◆ DATASET EXTRACT ◆
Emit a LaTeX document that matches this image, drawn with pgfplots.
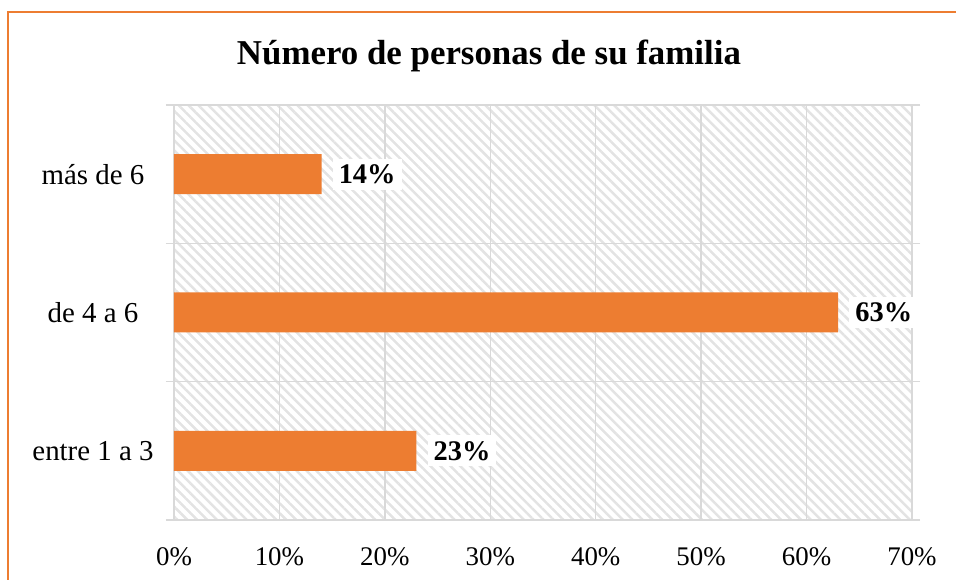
\documentclass[border=0pt]{standalone}
\usepackage{pgfplots}
\pgfplotsset{compat=1.18}
\usepackage{fontspec}
\setmainfont{Liberation Serif}
\usetikzlibrary{patterns.meta}
\definecolor{barorange}{HTML}{ED7D31}
\definecolor{gridgray}{HTML}{D9D9D9}
\definecolor{hatchgray}{HTML}{E3E3E3}
\begin{document}
\begin{tikzpicture}
\begin{axis}[
  at={(0,0)}, anchor=south west,
  scale only axis,
  width=738bp, height=415bp,
  xbar, bar width=40bp,
  xmin=0, xmax=70,
  ymin=0.5, ymax=3.5,
  /pgf/number format/assume math mode=true,
  xtick={0,10,20,30,40,50,60,70},
  xticklabels={0\%,10\%,20\%,30\%,40\%,50\%,60\%,70\%},
  xtick style={draw=none},
  xticklabel style={anchor=base, yshift=-37bp, font=\fontsize{27}{32}\selectfont},
  ytick={0.5,1.5,2.5,3.5},
  yticklabels={},
  tick align=outside,
  major tick length=8bp,
  ytick style={draw=gridgray, line width=1.5bp},
  extra y ticks={1,2,3},
  extra y tick labels={entre 1 a 3, de 4 a 6, más de 6},
  extra y tick style={major tick length=0pt, ymajorgrids=false, ytick style={draw=none},
    yticklabel style={anchor=center, xshift=-81bp, font=\fontsize{29}{34}\selectfont}},
  xmajorgrids, ymajorgrids,
  major grid style={draw=gridgray, line width=1.5bp},
  axis line style={draw=gridgray, line width=1.5bp},
  axis background/.style={postaction={pattern={Lines[angle=-45,distance=7bp,line width=2.5bp]}, pattern color=hatchgray}},
  clip=false,
  nodes near coords={\pgfmathprintnumber{\pgfplotspointmeta}\%},
  point meta=x,
  every node near coord/.append style={anchor=west, xshift=11bp, fill=white, inner sep=6bp,
    font=\fontsize{28.5}{34}\selectfont\bfseries, text=black},
]
\addplot[fill=barorange, draw=none] coordinates {(23,1) (63,2) (14,3)};
\end{axis}
\node[anchor=base, font=\fontsize{35}{42}\selectfont\bfseries] at (315bp,455bp) {Número de personas de su familia};
\draw[barorange, line width=2bp] (-166bp,-70bp) -- (-166bp,508bp) -- (800bp,508bp);
\pgfresetboundingbox
\useasboundingbox (-174bp,-60bp) rectangle (782bp,520bp);
\end{tikzpicture}
\end{document}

◆ WRITTEN TASK ◆
Give every line back word for word and leave the pictures out.

◆ COMPLETE OUTPUT ◆
Emit a LaTeX document that matches this image, drawn with pgfplots.
\documentclass[border=0pt]{standalone}
\usepackage{pgfplots}
\pgfplotsset{compat=1.18}
\usepackage{fontspec}
\setmainfont{Liberation Serif}
\usetikzlibrary{patterns.meta}
\definecolor{barorange}{HTML}{ED7D31}
\definecolor{gridgray}{HTML}{D9D9D9}
\definecolor{hatchgray}{HTML}{E3E3E3}
\begin{document}
\begin{tikzpicture}
\begin{axis}[
  at={(0,0)}, anchor=south west,
  scale only axis,
  width=738bp, height=415bp,
  xbar, bar width=40bp,
  xmin=0, xmax=70,
  ymin=0.5, ymax=3.5,
  /pgf/number format/assume math mode=true,
  xtick={0,10,20,30,40,50,60,70},
  xticklabels={0\%,10\%,20\%,30\%,40\%,50\%,60\%,70\%},
  xtick style={draw=none},
  xticklabel style={anchor=base, yshift=-37bp, font=\fontsize{27}{32}\selectfont},
  ytick={0.5,1.5,2.5,3.5},
  yticklabels={},
  tick align=outside,
  major tick length=8bp,
  ytick style={draw=gridgray, line width=1.5bp},
  extra y ticks={1,2,3},
  extra y tick labels={entre 1 a 3, de 4 a 6, más de 6},
  extra y tick style={major tick length=0pt, ymajorgrids=false, ytick style={draw=none},
    yticklabel style={anchor=center, xshift=-81bp, font=\fontsize{29}{34}\selectfont}},
  xmajorgrids, ymajorgrids,
  major grid style={draw=gridgray, line width=1.5bp},
  axis line style={draw=gridgray, line width=1.5bp},
  axis background/.style={postaction={pattern={Lines[angle=-45,distance=7bp,line width=2.5bp]}, pattern color=hatchgray}},
  clip=false,
  nodes near coords={\pgfmathprintnumber{\pgfplotspointmeta}\%},
  point meta=x,
  every node near coord/.append style={anchor=west, xshift=11bp, fill=white, inner sep=6bp,
    font=\fontsize{28.5}{34}\selectfont\bfseries, text=black},
]
\addplot[fill=barorange, draw=none] coordinates {(23,1) (63,2) (14,3)};
\end{axis}
\node[anchor=base, font=\fontsize{35}{42}\selectfont\bfseries] at (315bp,455bp) {Número de personas de su familia};
\draw[barorange, line width=2bp] (-166bp,-70bp) -- (-166bp,508bp) -- (800bp,508bp);
\pgfresetboundingbox
\useasboundingbox (-174bp,-60bp) rectangle (782bp,520bp);
\end{tikzpicture}
\end{document}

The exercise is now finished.